Moving. Cross-Israel Highway is part of $4-billion road program.

After close to two years of delay, the Israeli government is pushing ahead with plans to extend the Cross-Israel Highway, Israel’s first toll road. The extension is part of a $4-billion, five-year plan to invest in the country’s highways.

Israel’s Transport Ministry signed a build-operate-transfer agreement with an Israeli-led consortium, which also includes Cana-dian Highways International Corp., to build an 18-kilometer northern segment. The ministry is also planning a 34-km southern extension.

“Without completion of the northern and southern segments, the project will not serve its original purpose of linking the periphery with the center of the country,” says Transport Minister Meir Sheetrit. Plans call for completion of the new segments by mid-2008 at a cost of $350 million. This represents about half of the highway’s planned 300-km route. When complete, it will run from Be’er Sheva in the south to Rosh Pina and Nahariya in the north.

Other projects include two major east-west highways in the center of Israel. Five consortiums are currently bidding for a 20-km, $400-million highway to link Israel’s Mediterranean coast road with the Cross-Israel and serve the northern Tel Aviv region. A similar planned project in scale will link the new city of Modi’in and the Ayalon Freeway south of Tel Aviv.
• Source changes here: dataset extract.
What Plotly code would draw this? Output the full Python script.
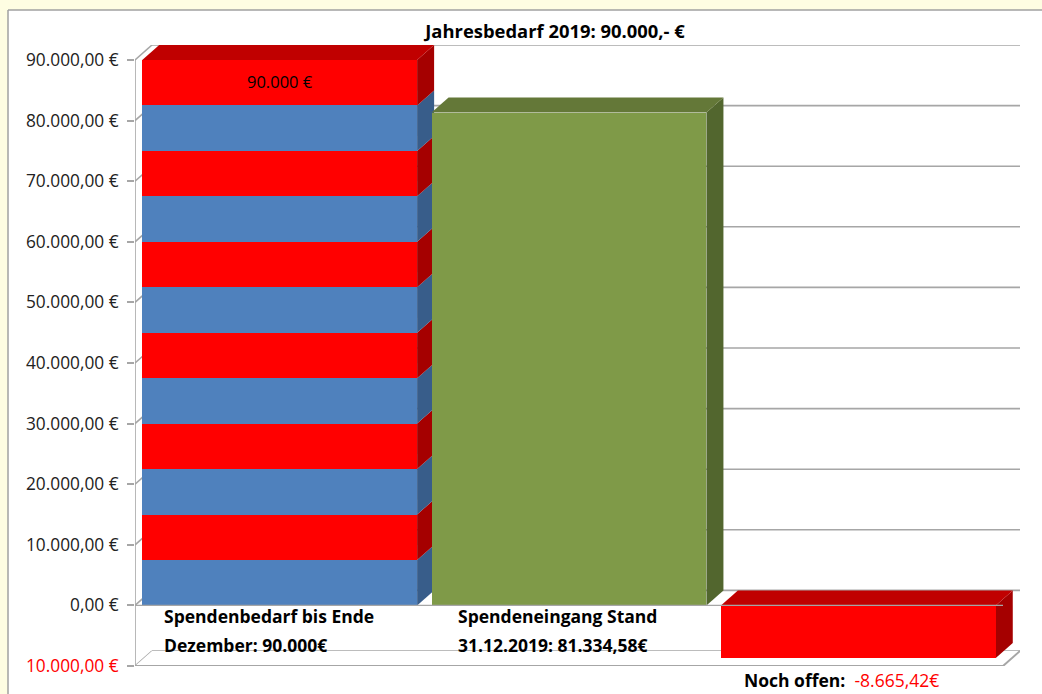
import plotly.graph_objects as go

# ---------------- data ----------------
categories = ["Spendenbedarf bis Ende", "Spendeneingang Stand", "Noch offen:"]
category_second_lines = ["Dezember: 90.000€", "31.12.2019: 81.334,58€", ""]
values = [90000.0, 81334.58, -8665.42]
open_amount_text = "-8.665,42€"
title_text = "Jahresbedarf 2019: 90.000,- €"
bar1_label = "90.000 €"
# bar 1 is painted in horizontal stripes (bottom to top)
stripe_sizes = [7500, 7500, 7500, 7500, 7500, 7500, 7500, 7500, 7500, 7500, 7500, 7500]
stripe_kinds = ["blue", "red", "blue", "red", "blue", "red", "blue", "red", "blue", "red", "blue", "red"]
tick_vals = [-10000, 0, 10000, 20000, 30000, 40000, 50000, 60000, 70000, 80000, 90000]
tick_text = ["10.000,00 €", "0,00 €", "10.000,00 €", "20.000,00 €", "30.000,00 €", "40.000,00 €",
             "50.000,00 €", "60.000,00 €", "70.000,00 €", "80.000,00 €", "90.000,00 €"]

# ---------------- styling / geometry ----------------
W, H = 1042, 694
ML, MR, MT, MB = 135, 22, 45, 28
X_UNIT_PX = 868 / 3.0              # pixels per category step
Y_UNIT_PX = 606 / 100000.0         # pixels per euro
DEPTH_PX_X, DEPTH_PX_Y = 17, 15
DX = DEPTH_PX_X / X_UNIT_PX
DY = DEPTH_PX_Y / Y_UNIT_PX
BAR_W = 0.95

plot_w = W - ML - MR
plot_h = H - MT - MB
x_min = -0.5
x_max = x_min + plot_w / X_UNIT_PX
y_min = tick_vals[0]
y_max = y_min + plot_h / Y_UNIT_PX
x_front_max = len(categories) - 0.5

FRONT = {"blue": "#4F81BD", "red": "#FF0000", "green": "#7F9A48"}
SIDE = {"blue": "#385D8A", "red": "#A50000", "green": "#52662E"}
TOP = {"blue": "#3F6797", "red": "#C00000", "green": "#647838"}
GRID = "#A6A6A6"
FONT = "Open Sans"
PAGE = "#FEFDE2"

bar_kinds = ["stripes", "green", "red"]

fig = go.Figure()
shapes = []


def poly(xs, ys, color, layer="below"):
    path = "M " + " L ".join(f"{x},{y}" for x, y in zip(xs, ys)) + " Z"
    return dict(type="path", xref="x", yref="y", path=path, fillcolor=color,
                line=dict(width=0), layer=layer)


def seg(x0, y0, x1, y1, color=GRID, width=1.6, layer="below"):
    return dict(type="line", xref="x", yref="y", x0=x0, y0=y0, x1=x1, y1=y1,
                line=dict(color=color, width=width), layer=layer)


def px_to_paper_x(px):
    return (px - ML) / plot_w


def px_to_paper_y(py):
    return 1 - (py - MT) / plot_h


# light-yellow page strips around the white chart card (left and top)
shapes.append(dict(type="rect", xref="paper", yref="paper",
                   x0=px_to_paper_x(-20), x1=px_to_paper_x(8),
                   y0=px_to_paper_y(H + 40), y1=px_to_paper_y(-20),
                   fillcolor=PAGE, line=dict(width=0), layer="below"))
shapes.append(dict(type="rect", xref="paper", yref="paper",
                   x0=px_to_paper_x(-20), x1=px_to_paper_x(W + 40),
                   y0=px_to_paper_y(10), y1=px_to_paper_y(-20),
                   fillcolor=PAGE, line=dict(width=0), layer="below"))
shapes.append(dict(type="line", xref="paper", yref="paper",
                   x0=px_to_paper_x(8), x1=px_to_paper_x(8),
                   y0=px_to_paper_y(H + 40), y1=px_to_paper_y(10),
                   line=dict(color="#A0A0A0", width=1.5), layer="below"))
shapes.append(dict(type="line", xref="paper", yref="paper",
                   x0=px_to_paper_x(8), x1=px_to_paper_x(W + 40),
                   y0=px_to_paper_y(10), y1=px_to_paper_y(10),
                   line=dict(color="#A0A0A0", width=1.5), layer="below"))

# back-wall gridlines and left-wall diagonals
for v in tick_vals:
    shapes.append(seg(x_min + DX, v + DY, x_front_max + DX, v + DY))
    shapes.append(seg(x_min, v, x_min + DX, v + DY))

# floor (at axis minimum)
shapes.append(poly([x_min, x_front_max, x_front_max + DX, x_min + DX],
                   [y_min, y_min, y_min + DY, y_min + DY], "white"))
shapes.append(seg(x_min, y_min, x_front_max, y_min, width=2))
shapes.append(seg(x_front_max, y_min, x_front_max + DX, y_min + DY, width=2))
# front vertical axis line
shapes.append(seg(x_min, y_min, x_min, tick_vals[-1], width=1.6))

# ---------------- bars ----------------
for i, v in enumerate(values):
    xl, xr = i - BAR_W / 2, i + BAR_W / 2
    kind = bar_kinds[i]
    if kind == "stripes":
        base = 0.0
        bases = []
        for s in stripe_sizes:
            bases.append(base)
            base += s
        for b, s, k in zip(bases, stripe_sizes, stripe_kinds):
            shapes.append(poly([xr, xr, xr + DX, xr + DX], [b, b + s, b + s + DY, b + DY], SIDE[k]))
        top = v
        shapes.append(poly([xl, xr, xr + DX, xl + DX], [top, top, top + DY, top + DY], TOP[stripe_kinds[-1]]))
        fig.add_trace(go.Bar(x=[i] * len(stripe_sizes), y=stripe_sizes, base=bases, width=BAR_W,
                             marker=dict(color=[FRONT[k] for k in stripe_kinds], line=dict(width=0)),
                             hoverinfo="skip", showlegend=False))
    else:
        lo, hi = min(0.0, v), max(0.0, v)
        shapes.append(poly([xr, xr, xr + DX, xr + DX], [lo, hi, hi + DY, lo + DY], SIDE[kind]))
        shapes.append(poly([xl, xr, xr + DX, xl + DX], [hi, hi, hi + DY, hi + DY], TOP[kind]))
        fig.add_trace(go.Bar(x=[i], y=[v], base=[0], width=BAR_W,
                             marker=dict(color=FRONT[kind], line=dict(width=0)),
                             hoverinfo="skip", showlegend=False))

# zero line on the front plane
shapes.append(seg(x_min, 0, x_front_max, 0, width=1.4, layer="above"))

# ---------------- texts ----------------
LABEL_SIZE = 17.5
annotations = []
annotations.append(dict(xref="x", yref="y", x=0, y=values[0], yshift=-21, text=bar1_label,
                        showarrow=False, font=dict(family=FONT, size=16.5, color="#000"),
                        xanchor="center", yanchor="middle"))
for i in range(2):
    xl = i - BAR_W / 2
    xs = 20 + (4 if i == 1 else 0)
    annotations.append(dict(xref="x", yref="y", x=xl, xshift=xs, y=0, yshift=-11,
                            text=f"<b>{categories[i]}</b>", showarrow=False,
                            font=dict(family=FONT, size=LABEL_SIZE, color="#000"),
                            xanchor="left", yanchor="middle"))
    annotations.append(dict(xref="x", yref="y", x=xl, xshift=xs, y=0, yshift=-40,
                            text=f"<b>{category_second_lines[i]}</b>", showarrow=False,
                            font=dict(family=FONT, size=LABEL_SIZE, color="#000"),
                            xanchor="left", yanchor="middle"))
annotations.append(dict(xref="x", yref="y", x=2 - BAR_W / 2, xshift=21, y=y_min, yshift=-14,
                        text=f"<b>{categories[2]}</b>&nbsp;&nbsp;<span style='color:#FF0000'>{open_amount_text}</span>",
                        showarrow=False, font=dict(family=FONT, size=LABEL_SIZE, color="#000"),
                        xanchor="left", yanchor="middle"))

ticktext_fmt = [f"<span style='color:#FF0000'>{t}</span>" if v < 0 else t for v, t in zip(tick_vals, tick_text)]

fig.update_layout(
    width=W, height=H,
    margin=dict(l=ML, r=MR, t=MT, b=MB),
    paper_bgcolor="white",
    plot_bgcolor="rgba(0,0,0,0)",
    barmode="overlay",
    bargap=0,
    showlegend=False,
    shapes=shapes,
    annotations=annotations,
    title=dict(text=f"<b>{title_text}</b>", xref="container", yref="container",
               x=555 / W, y=1 - 32 / H, xanchor="center", yanchor="middle",
               font=dict(family=FONT, size=18.4, color="#000")),
    xaxis=dict(range=[x_min, x_max], showgrid=False, zeroline=False, showticklabels=False,
               ticks="", showline=False, fixedrange=True),
    yaxis=dict(range=[y_min, y_max], tickvals=tick_vals, ticktext=ticktext_fmt,
               showgrid=False, zeroline=False, showline=False, ticks="outside", ticklen=7,
               tickcolor=GRID, tickwidth=1.5, ticklabelstandoff=5,
               tickfont=dict(family=FONT, size=17.3, color="#222")),
)

fig.write_html("out.html", config={"displayModeBar": False})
In Haifa, the Carmel Tunnel project, which has been delayed for nearly a decade, is moving ahead. Developers signed a financing deal to cover most of the cost of the $300-million project, which involves two 5-km-long mountain tunnels that will allow traffic to bypass the city center below. Bids for tunneling work will be issued in coming weeks. Completion of the project is scheduled for 2010.